Spencer finishes triathlon in Germany, duathlon in Spain
July 17, 2016 | Roth, Germany
Competing as part of the "Speak Up" race team in support of the Cameron K. Gallagher Foundation, Liberty University men's and women's triathlon and cycling Head Coach Parker Spencer placed 326th out of 2,458 men's finishers in Sunday's Challenge Roth Triathlon in Germany.
He completed the 140.6-mile Ironman-distance course — which started with a 2.4-mile swim, transitioned to a 112-mile cycling stage, and concluded with a 26.2-mile run — in 10 hours, 6 minutes, 23 seconds.
"This course is known for being one of the fastest Iron-distance races in the world," Spencer said, noting that the overall winner set the Iron-distance world record by finishing in 7:35:39.
It is also one of the most prestigious triathlons in the world, drawing over 5,000 participants and 300,000 fans in the central German city south of Nuremberg. Spencer said it is on many triathletes' bucket lists.
"On the swim course, it's pretty awesome because there were hot air balloons floating above you all the way," Spencer said. "On parts of the bike, with so many spectators lining the course, only one bike can fit through at a time. The run finishes in a stadium they built specifically for the race, where fireworks are set off."
His main focus in completing the race was to raise awareness for the Cameron K. Gallagher Foundation, after meeting his goal of contributing $5,000 to the organization that supports the Children's Mental Health Resource Center.
The "Speak Up" team of 12 triathletes was assembled by David and Grace Gallagher, who Spencer met through Endorphin Fitness in Richmond, Va., where he works. They started the foundation in honor of their daughter who died at 16 after finishing the Shamrock Half Marathon in Virginia Beach.
Spencer's trip to Germany was his second European race of the summer after he competed in his fifth straight World Championship event, the June 5 ITU Duathlon Sprint Draft Legal Championship in Aviles, Spain. There, he finished 17th out of 37 finishers in the 25-29 male age division in 1:03:13 on a course that started with a 10-kilometer run, continued with a 40K cycling stage, and concluded with a 5K run.
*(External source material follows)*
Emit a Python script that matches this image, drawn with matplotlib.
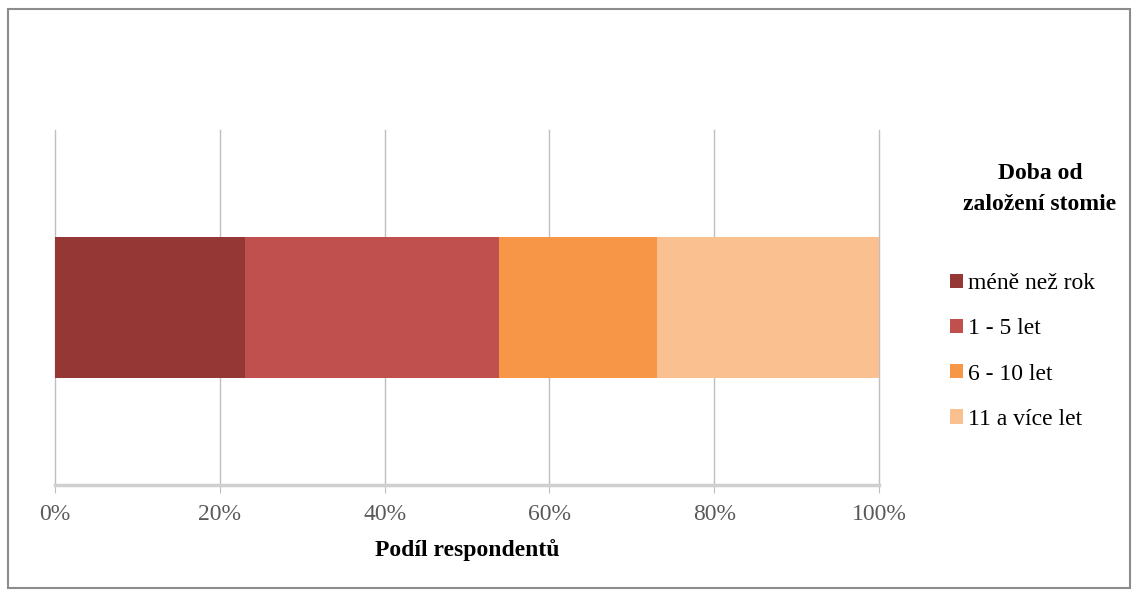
import matplotlib.pyplot as plt
from matplotlib.patches import Rectangle

# time since stoma creation, share of respondents (%)
categories = ['méně než rok', '1 - 5 let', '6 - 10 let', '11 a více let']
shares = [23.1, 30.8, 19.2, 26.9]
colors = ['#953735', '#C0504D', '#F79646', '#FAC090']
ticks = [0, 20, 40, 60, 80, 100]
tick_labels = ['0%', '20%', '40%', '60%', '80%', '100%']

plt.rcParams['font.family'] = ['Liberation Serif', 'DejaVu Serif']

fig = plt.figure(figsize=(11.32, 5.92), dpi=100)
ax = fig.add_axes([55 / 1132, 1 - 485 / 592, 824 / 1132, 355 / 592])

left = 0
for name, val, col in zip(categories, shares, colors):
    ax.barh(0, val, left=left, height=0.395, color=col, label=name, zorder=3)
    left += val

ax.set_xlim(0, 100)
ax.set_ylim(-0.5, 0.5)
ax.set_xticks(ticks)
ax.set_xticklabels(tick_labels, fontsize=17, color='#595959')
ax.set_yticks([])
for t in ticks:
    ax.axvline(t, color='#bfbfbf', lw=1, zorder=0, clip_on=False)
ax.tick_params(axis='x', length=6, color='#bfbfbf', pad=8)
for side in ['top', 'right', 'left']:
    ax.spines[side].set_visible(False)
ax.spines['bottom'].set_color('#d0d0d0')
ax.spines['bottom'].set_linewidth(2.5)

fig.text(467 / 1132, 1 - 550 / 592, 'Podíl respondentů', ha='center', va='center',
         fontsize=17, fontweight='bold')

# legend title and entries
fig.text(1040 / 1132, 1 - 189 / 592, 'Doba od\nzaložení stomie', ha='center', va='center',
         fontsize=17, fontweight='bold', linespacing=1.6)
fig.legend(loc='upper left', bbox_to_anchor=(950 / 1132, 1 - 273 / 592), frameon=False,
           fontsize=17, handlelength=0.55, handleheight=0.55, handletextpad=0.2,
           labelspacing=1.03, borderpad=0, borderaxespad=0)

# chart border
fig.patches.append(Rectangle((8 / 1132, 4 / 592), 1122 / 1132, 579 / 592,
                             transform=fig.transFigure, fill=False,
                             edgecolor='#8c8c8c', lw=1.5))

fig.savefig('out.png', dpi=100)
"The duathlon was a lot of fun and definitely surprising how good the competition was there," said Spencer, who had previously completed ITU Age Group World Championship triathlons in New Zealand in 2012, London in 2013, Edmonton, Canada, in 2014, and Chicago last summer. "It was absolutely an incredible experience. After doing four years in a row of the triathlon championship, I thought I had a good understanding of what the competition looked like, but I was blown away by how fast they run there. You could definitely tell why the top triathletes in the world come from Spain. Out of 16 people that beat me, only four of them were from a country other than Spain.
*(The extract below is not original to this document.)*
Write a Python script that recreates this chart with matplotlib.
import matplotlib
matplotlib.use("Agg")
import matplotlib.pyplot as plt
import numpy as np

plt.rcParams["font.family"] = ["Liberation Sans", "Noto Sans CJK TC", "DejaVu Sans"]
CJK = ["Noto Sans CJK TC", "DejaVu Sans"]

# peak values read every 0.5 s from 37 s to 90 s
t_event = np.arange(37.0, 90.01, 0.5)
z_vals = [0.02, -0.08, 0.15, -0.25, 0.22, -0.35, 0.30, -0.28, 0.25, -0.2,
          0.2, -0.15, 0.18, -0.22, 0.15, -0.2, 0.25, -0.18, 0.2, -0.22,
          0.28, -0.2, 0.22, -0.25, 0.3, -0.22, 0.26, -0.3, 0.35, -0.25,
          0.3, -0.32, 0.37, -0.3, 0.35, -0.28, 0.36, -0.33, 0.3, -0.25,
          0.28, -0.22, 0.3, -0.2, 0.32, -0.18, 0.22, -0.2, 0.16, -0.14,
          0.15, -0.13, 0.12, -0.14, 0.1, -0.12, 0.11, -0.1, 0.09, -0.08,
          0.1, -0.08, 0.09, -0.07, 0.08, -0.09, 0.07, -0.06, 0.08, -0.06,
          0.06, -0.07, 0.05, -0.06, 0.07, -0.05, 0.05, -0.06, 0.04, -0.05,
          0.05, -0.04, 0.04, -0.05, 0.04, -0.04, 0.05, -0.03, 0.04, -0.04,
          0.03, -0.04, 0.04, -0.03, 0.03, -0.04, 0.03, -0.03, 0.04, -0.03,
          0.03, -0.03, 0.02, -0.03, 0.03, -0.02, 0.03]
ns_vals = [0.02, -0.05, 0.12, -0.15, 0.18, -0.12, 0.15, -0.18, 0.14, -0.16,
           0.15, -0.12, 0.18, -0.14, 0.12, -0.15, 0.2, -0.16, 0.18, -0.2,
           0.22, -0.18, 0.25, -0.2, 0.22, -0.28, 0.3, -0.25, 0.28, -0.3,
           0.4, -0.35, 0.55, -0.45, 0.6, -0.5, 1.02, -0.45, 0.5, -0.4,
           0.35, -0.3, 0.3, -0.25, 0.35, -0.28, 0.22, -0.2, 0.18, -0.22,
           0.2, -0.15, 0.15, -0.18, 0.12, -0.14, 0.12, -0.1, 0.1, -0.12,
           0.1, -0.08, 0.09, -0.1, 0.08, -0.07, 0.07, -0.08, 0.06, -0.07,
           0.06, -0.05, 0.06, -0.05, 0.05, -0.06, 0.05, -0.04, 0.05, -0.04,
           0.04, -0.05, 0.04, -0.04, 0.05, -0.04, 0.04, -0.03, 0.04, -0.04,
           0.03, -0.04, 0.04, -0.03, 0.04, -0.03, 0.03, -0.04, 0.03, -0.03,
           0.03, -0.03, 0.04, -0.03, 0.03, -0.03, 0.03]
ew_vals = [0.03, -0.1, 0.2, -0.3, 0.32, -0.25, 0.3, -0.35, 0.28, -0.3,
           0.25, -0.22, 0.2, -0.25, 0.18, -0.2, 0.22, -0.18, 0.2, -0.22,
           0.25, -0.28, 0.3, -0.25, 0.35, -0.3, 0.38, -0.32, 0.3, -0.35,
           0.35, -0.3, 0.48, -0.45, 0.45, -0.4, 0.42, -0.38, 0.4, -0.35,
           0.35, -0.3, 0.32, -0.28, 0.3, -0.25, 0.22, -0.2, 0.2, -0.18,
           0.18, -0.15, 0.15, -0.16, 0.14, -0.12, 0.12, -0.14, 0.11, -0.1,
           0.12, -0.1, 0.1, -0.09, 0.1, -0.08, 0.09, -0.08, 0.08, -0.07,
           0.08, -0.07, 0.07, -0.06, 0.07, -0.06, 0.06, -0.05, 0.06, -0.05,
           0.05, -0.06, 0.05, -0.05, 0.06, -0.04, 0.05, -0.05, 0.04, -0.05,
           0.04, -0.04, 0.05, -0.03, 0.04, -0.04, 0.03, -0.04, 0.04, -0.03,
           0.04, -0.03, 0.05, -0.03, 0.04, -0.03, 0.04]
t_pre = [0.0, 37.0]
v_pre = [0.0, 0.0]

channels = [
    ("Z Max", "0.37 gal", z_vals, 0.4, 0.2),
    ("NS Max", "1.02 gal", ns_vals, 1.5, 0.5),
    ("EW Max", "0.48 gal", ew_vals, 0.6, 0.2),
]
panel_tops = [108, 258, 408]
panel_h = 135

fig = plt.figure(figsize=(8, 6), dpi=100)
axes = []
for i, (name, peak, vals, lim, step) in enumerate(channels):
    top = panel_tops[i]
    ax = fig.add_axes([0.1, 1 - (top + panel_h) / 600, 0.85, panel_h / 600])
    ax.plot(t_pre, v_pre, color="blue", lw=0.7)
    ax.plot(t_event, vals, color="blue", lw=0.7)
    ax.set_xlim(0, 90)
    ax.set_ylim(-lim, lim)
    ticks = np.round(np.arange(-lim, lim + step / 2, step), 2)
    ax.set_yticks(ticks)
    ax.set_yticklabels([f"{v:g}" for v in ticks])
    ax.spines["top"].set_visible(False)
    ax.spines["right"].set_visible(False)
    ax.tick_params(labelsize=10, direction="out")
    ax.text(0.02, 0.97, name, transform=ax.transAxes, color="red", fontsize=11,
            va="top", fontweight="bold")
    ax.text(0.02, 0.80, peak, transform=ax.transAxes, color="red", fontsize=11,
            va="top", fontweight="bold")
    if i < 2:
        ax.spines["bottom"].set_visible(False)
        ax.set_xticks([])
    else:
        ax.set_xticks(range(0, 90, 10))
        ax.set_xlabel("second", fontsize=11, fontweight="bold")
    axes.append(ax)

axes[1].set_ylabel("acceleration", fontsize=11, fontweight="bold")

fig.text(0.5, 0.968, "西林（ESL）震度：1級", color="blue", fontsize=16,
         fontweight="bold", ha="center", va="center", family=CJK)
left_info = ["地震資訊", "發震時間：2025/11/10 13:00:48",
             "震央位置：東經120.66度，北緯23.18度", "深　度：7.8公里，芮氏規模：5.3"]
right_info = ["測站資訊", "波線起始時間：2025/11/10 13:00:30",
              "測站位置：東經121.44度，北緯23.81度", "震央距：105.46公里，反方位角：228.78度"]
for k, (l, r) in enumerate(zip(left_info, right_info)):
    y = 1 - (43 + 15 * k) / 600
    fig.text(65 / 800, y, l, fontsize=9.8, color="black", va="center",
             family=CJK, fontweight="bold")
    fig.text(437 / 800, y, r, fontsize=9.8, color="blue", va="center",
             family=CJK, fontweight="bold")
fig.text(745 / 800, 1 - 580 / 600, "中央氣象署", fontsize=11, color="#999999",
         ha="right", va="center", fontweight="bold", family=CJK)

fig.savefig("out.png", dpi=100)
He got out to a fast start in the 10K run despite having to fight his way through traffic.
"The starting line was really crammed," Spencer said. "I'm used to starting at the front, but everybody wanted to be the first guy on the line. The run times were much faster than what you'd see at a traditional triathlon. I came through the first mile at a 4:50 pace) and was in 30th place. It was a blessing to be able to compete at that level against people that talented."